WHAT HIPAA ACTUALLY COVERS
HIPAA, passed in 1996, regulates only 'covered entities' — health plans, healthcare providers who bill electronically, and clearinghouses — plus their business associates. A consumer app that collects medical-looking data but never bills insurance or treats patients sits entirely outside the law.
THE CONSUMER-APP GAP
Fitness trackers, period apps, mental-health chatbots, and symptom loggers collect data more intimate than most doctor visits — and none of it is protected health information under federal law. The FTC's Health Breach Notification Rule fills part of the gap by requiring breach disclosure, but it does not restrict what apps can sell.

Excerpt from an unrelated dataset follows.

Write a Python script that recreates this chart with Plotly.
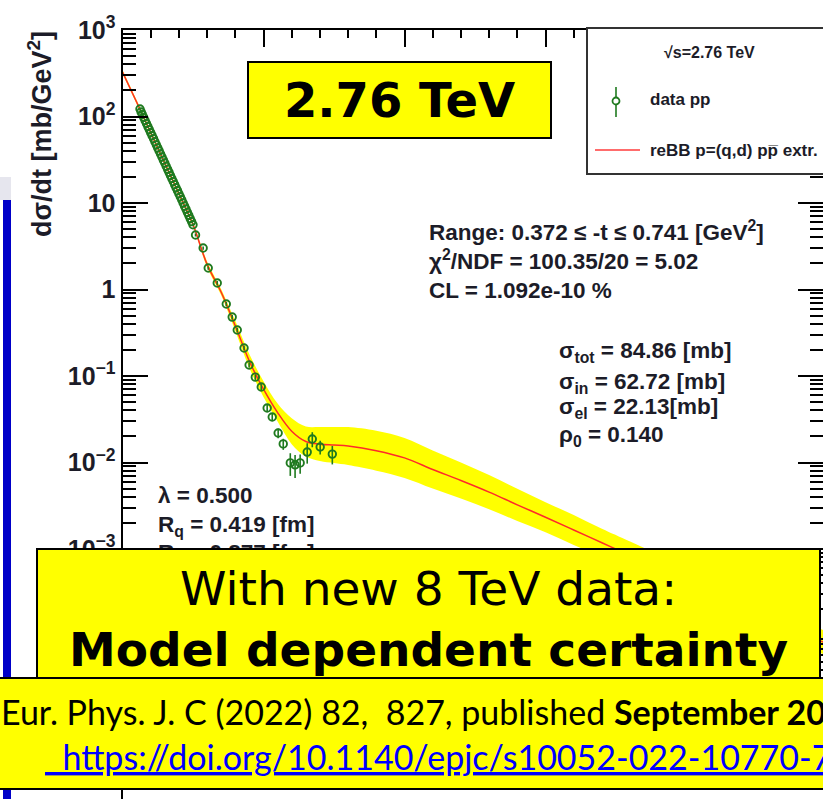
import plotly.graph_objects as go

W, H = 823, 799

# TOTEM pp data at sqrt(s) = 2.76 TeV
t_data = [0.062, 0.066, 0.070, 0.075, 0.080, 0.085, 0.090, 0.095, 0.100, 0.105,
          0.110, 0.115, 0.120, 0.125, 0.130, 0.135, 0.140, 0.145, 0.150, 0.155,
          0.160, 0.165, 0.170, 0.175, 0.180, 0.185, 0.190, 0.195, 0.200, 0.205,
          0.210, 0.215, 0.220, 0.225, 0.230, 0.235, 0.240, 0.245, 0.250,
          0.259, 0.286, 0.304, 0.336, 0.368, 0.389, 0.407, 0.431, 0.449, 0.471,
          0.492, 0.513, 0.531, 0.552, 0.570, 0.595, 0.612, 0.630, 0.655, 0.673,
          0.701, 0.744]
dsdt_data = [122, 113, 106, 97.8, 90, 83.0, 76.5, 70.6, 65, 60.0,
             55.5, 51.0, 47, 43.3, 40, 36.8, 34, 31.3, 29, 26.6,
             24.5, 22.6, 20.8, 19.2, 17.7, 16.3, 15.0, 13.9, 12.8, 11.8,
             10.9, 10.0, 9.2, 8.5, 7.8, 7.2, 6.6, 6.1, 5.6,
             4.27, 3.02, 1.77, 1.19, 0.68, 0.48, 0.34, 0.211, 0.134, 0.097,
             0.0746, 0.0427, 0.0336, 0.0219, 0.0164, 0.0099, 0.0094, 0.0099, 0.0132, 0.0187,
             0.0151, 0.0125]
dsdt_err = [3.5, 3.2, 3, 2.8, 2.7, 2.5, 2.3, 2.1, 2, 1.8,
            1.7, 1.5, 1.4, 1.3, 1.2, 1.1, 1.0, 0.95, 0.9, 0.8,
            0.75, 0.7, 0.65, 0.6, 0.55, 0.52, 0.5, 0.46, 0.42, 0.4,
            0.37, 0.34, 0.32, 0.3, 0.28, 0.26, 0.25, 0.23, 0.22,
            0.17, 0.13, 0.08, 0.06, 0.035, 0.026, 0.019, 0.013, 0.009, 0.007,
            0.006, 0.004, 0.0035, 0.0028, 0.0024, 0.0029, 0.0028, 0.0025, 0.0035, 0.0037,
            0.0027, 0.0030]

# reBB model extrapolation with its uncertainty band
t_model = [0.00, 0.05, 0.10, 0.15, 0.20, 0.25, 0.30, 0.35, 0.40, 0.45,
           0.50, 0.55, 0.60, 0.65, 0.70, 0.75, 0.80, 0.90, 1.00, 1.10,
           1.20, 1.30, 1.40, 1.50, 1.60, 1.70, 1.80, 2.00, 2.25, 2.50]
dsdt_model = [327, 147, 65.0, 28.8, 12.8, 5.65, 1.95, 0.93, 0.38, 0.148,
              0.0705, 0.0378, 0.0230, 0.0175, 0.0163, 0.0159, 0.0155, 0.0137, 0.0113, 0.0083,
              0.0062, 0.00455, 0.00324, 0.00233, 0.00166, 0.00118, 0.00084, 0.00043, 0.00018, 0.00008]
band_low = [310, 139.4, 61.6, 27.3, 12.1, 5.36, 1.80, 0.86, 0.333, 0.123,
            0.0570, 0.0297, 0.0163, 0.0117, 0.0104, 0.00985, 0.00935, 0.00805, 0.00664, 0.00501,
            0.00384, 0.00289, 0.00211, 0.00156, 0.00111, 0.00081, 0.00058, 0.000304, 0.000127, 0.0000581]
band_high = [345, 155, 68.6, 30.4, 13.5, 5.96, 2.11, 1.01, 0.434, 0.178,
             0.0872, 0.0480, 0.0325, 0.0261, 0.0257, 0.0257, 0.0257, 0.0233, 0.0192, 0.01375,
             0.0100, 0.00716, 0.00496, 0.00347, 0.00248, 0.00171, 0.00122, 0.000608, 0.000254, 0.00011]

y_tick_vals = [1e-3, 1e-2, 1e-1, 1, 10, 100, 1000]
y_tick_text = ["<b>10<sup>−3</sup></b>", "<b>10<sup>−2</sup></b>", "<b>10<sup>−1</sup></b>",
               "<b>1</b>", "<b>10</b>", "<b>10<sup>2</sup></b>", "<b>10<sup>3</sup></b>"]
y_minor_vals = [m * 10.0 ** e for e in range(-6, 3) for m in range(2, 10)]

INK = "#1c1c28"
GREEN = "#1f7a1f"
YELLOW = "#ffff00"


def px(x, y):
    return x / W, 1 - y / H


def note(text, x, y, size, xanchor="left", family="Liberation Sans", color=INK, **kw):
    xp, yp = px(x, y)
    return dict(text=text, x=xp, y=yp, xref="paper", yref="paper", xanchor=xanchor,
                yanchor="middle", showarrow=False,
                font=dict(family=family, size=size, color=color), **kw)


def box_note(text, x0, y0, x1, y1, size, bw=2, **kw):
    # yellow slide box with its text, drawn as one annotation
    xp, yp = px((x0 + x1) / 2, (y0 + y1) / 2)
    return dict(text=text, x=xp, y=yp, xref="paper", yref="paper", xanchor="center",
                yanchor="middle", showarrow=False, width=x1 - x0 - 2 * bw,
                height=y1 - y0 - 2 * bw, bgcolor=YELLOW, bordercolor="black",
                borderwidth=bw, borderpad=0,
                font=dict(family="DejaVu Sans", size=size, color="black"), **kw)


def rect(x0, y0, x1, y1, fill, line_color=None, lw=0):
    return dict(type="rect", xref="paper", yref="paper", x0=x0 / W, x1=x1 / W,
                y0=1 - y0 / H, y1=1 - y1 / H, fillcolor=fill, layer="above",
                line=dict(color=line_color or fill, width=lw))


fig = go.Figure()

fig.add_trace(go.Scatter(x=t_model, y=band_low, mode="lines",
                         line=dict(width=0, shape="spline"), hoverinfo="skip"))
fig.add_trace(go.Scatter(x=t_model, y=band_high, mode="lines",
                         line=dict(width=0, shape="spline"), fill="tonexty",
                         fillcolor=YELLOW, hoverinfo="skip"))
fig.add_trace(go.Scatter(x=t_model, y=dsdt_model, mode="lines",
                         line=dict(color="#ff2a2a", width=1.5, shape="spline")))
fig.add_trace(go.Scatter(
    x=t_data, y=dsdt_data, mode="markers",
    error_y=dict(type="data", array=dsdt_err, color=GREEN, thickness=1.6, width=0),
    marker=dict(symbol="circle-open", size=7.5, color=GREEN, line=dict(width=1.9))))

annotations = [
    # axis title
    note("<b>dσ/dt [mb/GeV<sup>2</sup>]</b>", 40, 134, 27, xanchor="center", textangle=-90),
    # fit information
    note("<b>Range: 0.372 ≤ -t ≤ 0.741 [GeV<sup>2</sup>]</b>", 427, 231, 22.5),
    note("<b>χ<sup>2</sup>/NDF = 100.35/20 = 5.02</b>", 427, 260, 22.5),
    note("<b>CL = 1.092e-10 %</b>", 427, 290, 22.5),
    note("<b>σ<sub>tot</sub> = 84.86 [mb]</b>", 557, 352, 22.5),
    note("<b>σ<sub>in</sub> = 62.72 [mb]</b>", 557, 383, 22.5),
    note("<b>σ<sub>el</sub> = 22.13[mb]</b>", 557, 408, 22.5),
    note("<b>ρ<sub>0</sub> = 0.140</b>", 557, 436, 22.5),
    note("<b>λ = 0.500</b>", 156, 495, 22.5),
    note("<b>R<sub>q</sub> = 0.419 [fm]</b>", 156, 526, 22.5),
    note("<b>R<sub>d</sub> = 0.877 [fm]</b>", 156, 554, 22.5),
    # legend text
    note("<b>√s=2.76 TeV</b>", 709, 53, 16, xanchor="center"),
    note("<b>data pp</b>", 648, 100, 17),
    note("<b>reBB p=(q,d) pp̅ extr.</b>", 648, 150, 17),
    # slide overlays
    box_note("<b>2.76 TeV</b>", 247, 61, 552, 139, 48),
    box_note("With new 8 TeV data:<br><b>Model dependent certainty</b>", 36, 548, 821, 679, 47,
             valign="bottom"),
    note("Eur. Phys. J. C (2022) 82,\u00a0 827, published <b>September 2022</b>", -1, 711, 34,
         family="Lato", color="black"),
    note("<u>\u00a0\u00a0https://doi.org/10.1140/epjc/s10052-022-10770-7</u>", 43, 756, 34,
         family="Lato", color="#0000ff"),
]

shapes = [
    # legend frame and keys
    rect(587, 28, 830, 174, "white", "#333333", 2),
    dict(type="line", xref="paper", yref="paper", x0=616 / W, x1=616 / W, y0=1 - 87 / H, y1=1 - 117 / H,
         line=dict(color=GREEN, width=1.6), layer="above"),
    dict(type="circle", xref="paper", yref="paper", x0=612.5 / W, x1=619.5 / W, y0=1 - 97.5 / H, y1=1 - 104.5 / H,
         line=dict(color=GREEN, width=1.8), fillcolor="white", layer="above"),
    dict(type="line", xref="paper", yref="paper", x0=595 / W, x1=640 / W, y0=1 - 150 / H, y1=1 - 150 / H,
         line=dict(color="#ff3b3b", width=1.5), layer="above"),
    # slide decorations on the left edge
    rect(0, 177, 11, 200, "#e6e6ee"),
    rect(3, 200, 11, 800, "#0000c8"),
    # citation banner
    rect(-6, 678, 830, 789, YELLOW, "black", 2),
]

axis_common = dict(showline=True, linecolor="black", linewidth=2,
                   ticks="inside", tickcolor="black", tickwidth=1.5, automargin=False,
                   showgrid=False, zeroline=False)

fig.update_layout(
    width=W, height=H, margin=dict(l=0, r=0, t=0, b=0, autoexpand=False),
    paper_bgcolor="white", plot_bgcolor="white", showlegend=False,
    xaxis=dict(side="top", mirror=False, domain=[122.5 / W, 1], range=[0, (W - 122.5) / 282],
               tick0=0, dtick=0.5, ticklen=17, showticklabels=False,
               minor=dict(ticks="inside", dtick=0.1, ticklen=8, tickwidth=1.5, tickcolor="black"),
               **axis_common),
    yaxis=dict(type="log", mirror="allticks", domain=[0, 1 - 30 / H], range=[3 - (H - 30) / 86.5, 3],
               tickmode="array", tickvals=y_tick_vals, ticktext=y_tick_text, ticklen=25,
               tickfont=dict(family="Liberation Sans", size=25, color=INK),
               minor=dict(ticks="inside", tickmode="array", tickvals=y_minor_vals, ticklen=13,
                          tickwidth=1.5, tickcolor="black"),
               **axis_common),
    annotations=annotations,
    shapes=shapes,
)

fig.write_html("out.html", config={"displayModeBar": False},
               post_script="document.body.style.margin = '0px';")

WHY THE IMAGES HAVE A PRICE
AI training is the buyer. A labeled medical-image dataset of 150,000 samples would cost a startup hundreds of thousands of dollars to assemble through clinical partnerships and IRB review. Scraped consumer-app uploads bypass the consent, ethics review, and per-image labeling costs entirely.
THE EUROPEAN CONTRAST
Under the GDPR, health data is a 'special category' requiring explicit consent for each processing purpose — and sale to a third party would require a fresh consent, not a buried terms-of-service clause. California's CMIA and Washington's My Health My Data Act (2024) are the closest US analogues, but they apply only to residents of those states.
THE BANKRUPTCY LOOPHOLE
Even apps with strong privacy policies often carve out an exception for 'transfer of assets' in a sale or bankruptcy. When 23andMe filed for Chapter 11 in 2025, 15 million users' genetic profiles became assets the court could authorize a buyer to acquire — privacy promises do not survive a corporate death.